Greenfield investment monitor shows that between January 2011 and October 2016, total investment in the business services sector across the Middle East has continued to decline.

The number of business services projects into the region has decreased significantly, from 193 in 2011 to 135 in 2013, and 84 in 2015, the lowest figure recorded since 2006. The number of investing companies and jobs created also dropped between 2011 and 2015.


Data shows that in 2011, 163 individual companies invested in business services projects in the Middle East with 6191 new jobs created, which declined to 116 companies and 4207 new jobs in 2013.

UAE strongest

In 2015 the number of investing companies in the Middle East had fallen to 76, with 1679 new jobs created, marking a decrease of 15.55% and 34.34% respectively from the previous year. Between 2011 and 2016, the United Arab Emirates attracted the lion’s share of investment in the region with 751 FDI announcements, followed by Qatar with 163 and Saudi Arabia with 146 projects.

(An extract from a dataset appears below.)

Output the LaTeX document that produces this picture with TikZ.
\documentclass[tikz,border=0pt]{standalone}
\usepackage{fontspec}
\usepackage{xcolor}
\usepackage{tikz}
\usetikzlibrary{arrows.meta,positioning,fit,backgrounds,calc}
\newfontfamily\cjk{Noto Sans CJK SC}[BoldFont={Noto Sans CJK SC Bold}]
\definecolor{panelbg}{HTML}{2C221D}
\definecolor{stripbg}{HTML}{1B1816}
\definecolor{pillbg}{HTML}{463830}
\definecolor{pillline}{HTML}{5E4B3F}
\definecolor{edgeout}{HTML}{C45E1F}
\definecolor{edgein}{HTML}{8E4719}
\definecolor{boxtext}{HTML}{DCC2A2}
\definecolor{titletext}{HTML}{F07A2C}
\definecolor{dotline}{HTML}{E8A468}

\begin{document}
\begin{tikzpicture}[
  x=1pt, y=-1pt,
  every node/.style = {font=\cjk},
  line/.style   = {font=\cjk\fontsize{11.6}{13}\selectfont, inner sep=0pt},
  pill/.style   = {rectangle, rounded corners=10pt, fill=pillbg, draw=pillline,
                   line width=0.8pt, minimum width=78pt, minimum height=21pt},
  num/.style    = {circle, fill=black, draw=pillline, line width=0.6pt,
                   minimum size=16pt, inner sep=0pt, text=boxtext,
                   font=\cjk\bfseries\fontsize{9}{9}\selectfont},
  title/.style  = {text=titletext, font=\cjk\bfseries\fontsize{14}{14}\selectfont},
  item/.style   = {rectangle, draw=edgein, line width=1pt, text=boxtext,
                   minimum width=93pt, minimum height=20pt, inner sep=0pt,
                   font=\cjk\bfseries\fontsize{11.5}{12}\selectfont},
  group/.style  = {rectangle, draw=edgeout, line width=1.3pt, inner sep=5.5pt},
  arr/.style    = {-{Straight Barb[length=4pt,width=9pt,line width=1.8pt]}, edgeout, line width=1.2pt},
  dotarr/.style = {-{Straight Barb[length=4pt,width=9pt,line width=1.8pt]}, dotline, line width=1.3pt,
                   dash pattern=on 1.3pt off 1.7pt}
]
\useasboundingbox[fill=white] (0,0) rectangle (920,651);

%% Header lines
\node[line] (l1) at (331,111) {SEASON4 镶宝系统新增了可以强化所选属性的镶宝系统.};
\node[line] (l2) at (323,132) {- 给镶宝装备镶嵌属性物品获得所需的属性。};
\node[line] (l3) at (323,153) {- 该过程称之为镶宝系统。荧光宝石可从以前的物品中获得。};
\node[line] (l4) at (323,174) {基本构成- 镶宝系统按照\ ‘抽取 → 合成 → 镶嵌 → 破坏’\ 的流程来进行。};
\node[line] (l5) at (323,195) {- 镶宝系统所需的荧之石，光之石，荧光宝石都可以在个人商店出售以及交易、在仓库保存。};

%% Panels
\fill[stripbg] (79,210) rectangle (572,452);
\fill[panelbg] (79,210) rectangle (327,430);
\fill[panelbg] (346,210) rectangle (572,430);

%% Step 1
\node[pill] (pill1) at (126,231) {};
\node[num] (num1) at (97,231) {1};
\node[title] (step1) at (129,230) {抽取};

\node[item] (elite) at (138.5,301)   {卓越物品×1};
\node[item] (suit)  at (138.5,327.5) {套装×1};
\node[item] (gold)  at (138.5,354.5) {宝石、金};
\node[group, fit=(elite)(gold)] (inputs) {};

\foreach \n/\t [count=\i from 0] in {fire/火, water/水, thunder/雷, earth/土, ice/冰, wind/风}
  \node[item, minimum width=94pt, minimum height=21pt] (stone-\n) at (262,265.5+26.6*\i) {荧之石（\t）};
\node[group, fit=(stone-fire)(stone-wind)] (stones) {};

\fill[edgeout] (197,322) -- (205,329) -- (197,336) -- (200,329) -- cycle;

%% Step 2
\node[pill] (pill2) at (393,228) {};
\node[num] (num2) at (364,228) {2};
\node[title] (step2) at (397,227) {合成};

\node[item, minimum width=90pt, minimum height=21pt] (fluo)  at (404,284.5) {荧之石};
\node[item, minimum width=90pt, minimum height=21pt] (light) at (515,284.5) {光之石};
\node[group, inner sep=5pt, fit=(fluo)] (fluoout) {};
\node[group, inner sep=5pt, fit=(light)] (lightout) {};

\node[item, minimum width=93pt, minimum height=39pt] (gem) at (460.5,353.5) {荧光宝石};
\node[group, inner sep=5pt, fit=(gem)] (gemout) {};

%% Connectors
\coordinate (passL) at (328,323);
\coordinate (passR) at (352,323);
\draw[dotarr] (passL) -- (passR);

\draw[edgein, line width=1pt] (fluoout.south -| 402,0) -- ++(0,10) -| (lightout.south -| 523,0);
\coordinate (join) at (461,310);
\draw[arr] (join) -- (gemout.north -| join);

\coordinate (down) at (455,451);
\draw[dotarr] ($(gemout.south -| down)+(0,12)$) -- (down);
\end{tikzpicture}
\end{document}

The primary investing countries in the Middle East between 2011 and 2016 were the UK, the US, France and the UAE itself. The downward trend recorded by indicates that the slump the Middle East is experiencing in business services investments is set to continue for the reminder of 2016 with data recorded for Q1-Q3 showing the region attracted 49 investments, a drop of 19.67% from the same time period in 2015.

Despite the decline in investments during 2016, the Middle East has experienced an increase in both capex and job creation, primarily due to a $1.2bn investment by Valoriza Agua, a subsidiary of Spain-based Sacyr, which will establish a new seawater desalination plant in Sohar, Oman by 2018.